December 15, 2017
When St. Elizabeth Ann Seton Catholic High School opened in early 2017, it was the first Catholic high school in the area of Myrtle Beach, South Carolina. Funded by nearly $4 million in parishioner grants and donations, the school was conceived by the Diocese of Charleston to provide students with a rigorous college preparatory education in a safe and nurturing environment, dedicated to character, social responsibility, and faith.
Situated on a 30-ha (75-acre) plot, the 1430-m2 (15,400-sf) facility houses a cafeteria, classrooms, administrative offices, multipurpose art/music room, media center, and science laboratory. An upcoming expansion will add a gymnasium, chapel, and elementary school.
“The ongoing growth of a state-of-the art learning experience that consistently expands with students and amenities is our ultimate goal,” says Ted Hanes, school principal. “This will be performed in a fresh, modern environment offering a challenging educational program. This year began with our freshman, ninth grade class. We intend to add grades 10 through 12 each year beyond this one until we become a fully functional institution offering faith and wide ranging arts, academic, and athletic opportunities for every level.”

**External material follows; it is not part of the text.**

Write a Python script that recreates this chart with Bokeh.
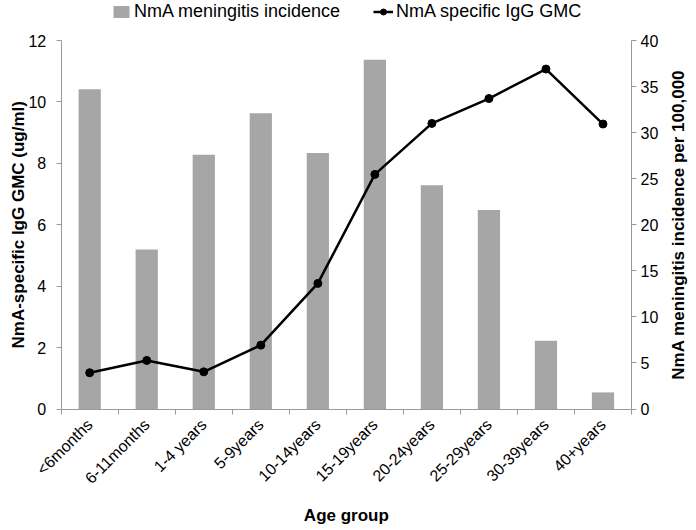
from bokeh.plotting import figure
from bokeh.models import (Range1d, LinearAxis, FixedTicker, Legend, LegendItem,
                          ColumnDataSource, Label)
from bokeh.embed import file_html
from bokeh.resources import INLINE
import math

categories = ["<6months", "6-11months", "1-4 years", "5-9years", "10-14years",
              "15-19years", "20-24years", "25-29years", "30-39years", "40+years"]
incidence = [34.7, 17.3, 27.6, 32.1, 27.8, 37.9, 24.3, 21.6, 7.4, 1.8]
gmc = [1.18, 1.58, 1.21, 2.08, 4.09, 7.64, 9.30, 10.11, 11.07, 9.28]
left_ticks = [0, 2, 4, 6, 8, 10, 12]
right_ticks = [0, 5, 10, 15, 20, 25, 30, 35, 40]
left_max, right_max = 12, 40

FONT = "Liberation Sans"
AXIS_GRAY = "#9a9a9a"
BAR_GRAY = "#a6a6a6"

# layout (figure pixels): the frame fills the whole figure, axes sit at fixed locations
W, H = 696, 530
PX_L, PX_R = 60.7, 631.0      # x of first/last category boundary
PX_TOP, PX_BOT = 40.0, 408.5  # y of axis max / zero

n = len(categories)
ppx = (PX_R - PX_L) / n
ppy = (PX_BOT - PX_TOP) / left_max
x0 = -PX_L / ppx
x1 = x0 + W / ppx
y0 = -(H - PX_BOT) / ppy
y1 = left_max + PX_TOP / ppy
k = right_max / left_max

def fx(px):
    return x0 + px / ppx

def fy(py):
    return (PX_BOT - py) / ppy

xc = [i + 0.5 for i in range(n)]
src = ColumnDataSource(dict(x=xc, cat=categories, inc=incidence, gmc=gmc))

p = figure(width=W, height=H, x_range=Range1d(x0, x1), y_range=Range1d(y0, y1),
           output_backend="svg", toolbar_location=None,
           min_border_left=0, min_border_right=0, min_border_top=0, min_border_bottom=0)
p.extra_y_ranges = {"inc": Range1d(y0 * k, y1 * k)}
p.outline_line_color = None
p.xgrid.visible = False
p.ygrid.visible = False
p.background_fill_color = "white"
p.border_fill_color = "white"

r_bar = p.vbar(x="x", top="inc", width=0.39, source=src, y_range_name="inc",
               fill_color=BAR_GRAY, line_color=None)
r_line = p.line(x="x", y="gmc", source=src, line_color="black", line_width=2.5)
r_pts = p.scatter(x="x", y="gmc", source=src, size=8, fill_color="black", line_color="black")

# x axis
xa = p.xaxis[0]
xa.fixed_location = 0
xa.bounds = (0, n)
xa.ticker = FixedTicker(ticks=xc, minor_ticks=list(range(n + 1)))
xa.major_label_overrides = {x: c for x, c in zip(xc, categories)}
xa.minor_tick_line_color = AXIS_GRAY
xa.minor_tick_out = 5
xa.minor_tick_in = 0
xa.major_label_orientation = math.pi / 4

# left axis
ya = p.yaxis[0]
ya.fixed_location = 0
ya.ticker = FixedTicker(ticks=left_ticks)
ya.bounds = (0, left_max)
ya.minor_tick_line_color = None

ra = LinearAxis(y_range_name="inc", ticker=FixedTicker(ticks=right_ticks),
                bounds=(0, right_max), fixed_location=n)
ra.minor_tick_line_color = None
p.add_layout(ra, "right")

for ax in [xa, ya, ra]:
    ax.axis_line_color = AXIS_GRAY
    ax.major_tick_line_color = AXIS_GRAY
    ax.major_tick_out = 5
    ax.major_tick_in = 0
    ax.major_label_text_font = FONT
    ax.major_label_text_font_size = "16px"
    ax.major_label_text_color = "black"
xa.major_tick_line_color = None
xa.major_label_standoff = 8
ya.major_label_standoff = 10
ra.major_label_standoff = 4

title_style = dict(text_font=FONT, text_font_size="17px", text_font_style="bold",
                   text_color="black", text_align="center", text_baseline="middle")
p.add_layout(Label(x=n / 2, y=fy(515), text="Age group", **title_style))
p.add_layout(Label(x=fx(18), y=left_max / 2, angle=math.pi / 2,
                   text="NmA-specific IgG GMC (ug/ml)", **title_style))
p.add_layout(Label(x=fx(678), y=left_max / 2, angle=math.pi / 2,
                   text="NmA meningitis incidence per 100,000", **title_style))

legend = Legend(items=[LegendItem(label="NmA meningitis incidence", renderers=[r_bar]),
                       LegendItem(label="NmA specific IgG GMC", renderers=[r_line, r_pts])],
                orientation="horizontal", location=(111, H - 22),
                border_line_color=None, background_fill_alpha=0,
                label_text_font=FONT, label_text_font_size="18px", label_text_color="black",
                glyph_width=20, glyph_height=15, label_standoff=3, spacing=33,
                padding=0, margin=0, label_height=18)
p.add_layout(legend)

open("out.html", "w").write(file_html(p, INLINE))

William R. Halasz Architects, a local firm with more than 20 years architectural experience in commercial, institutional and religious sectors, was selected to design the school. Construction began in 2015.
“We wanted a look and feel that was well beyond the norm,” says architect Bill Halasz. “This included a clean, crisp contemporary motif that extended from exterior glass and metal to strikingly fresh glow of the restroom.”
To seamlessly blend with each restroom’s modern gray tile and chrome fixtures, designers opted for bright, white bathroom partitions made from high-density polyethylene (HDPE). The material is durable, easy-to-clean, and highly resistant to scratches, graffiti, and rust. The sleek design offers hidden hardware for clean aesthetics, as well as angled door edges to enhance privacy. The partitions were donated to the school by Bill Meany, owner of Myrtle Beach plumbing company Palmetto Parts.
“If possible, we always lean towards HDPE as opposed to stainless steel,” says Meany. “HDPE wears extremely well. They have color throughout, don’t deteriorate and, most importantly, once they’re installed we tend to never hear from the customer again except when they order more products. They’ve even held up to the abuse in some very difficult situations.”
HDPE is a solid composite, which maintains a property of impermeability that does not allow for the retaining and/or absorption of moisture. This means the partitions resist water damage and, unlike metal, do not rust and harbor bacteria. This material makes the stalls ideal for both power-washing and hose-down cleaning. If cleaned and maintained properly, HDPE partitions reduce long-term costs. Mild stains can be removed with a mild cleaner and water, whereas tougher stains are normally counteracted with mixture of trisodium phosphate and household detergent, diluted with water. If this solution is ineffective, a non-abrasive industrial-strength cleaner can be used without damaging the material.
As a board member for the high school, Meany says he has a duty to do what is best for the institution.
“I wouldn’t provide anything that I didn’t think would last or look great,” says Meany. “You can’t even see the hinges. They’re perfect for the modern look we were trying to achieve—shiny, bright exteriors with nice, clean lines.”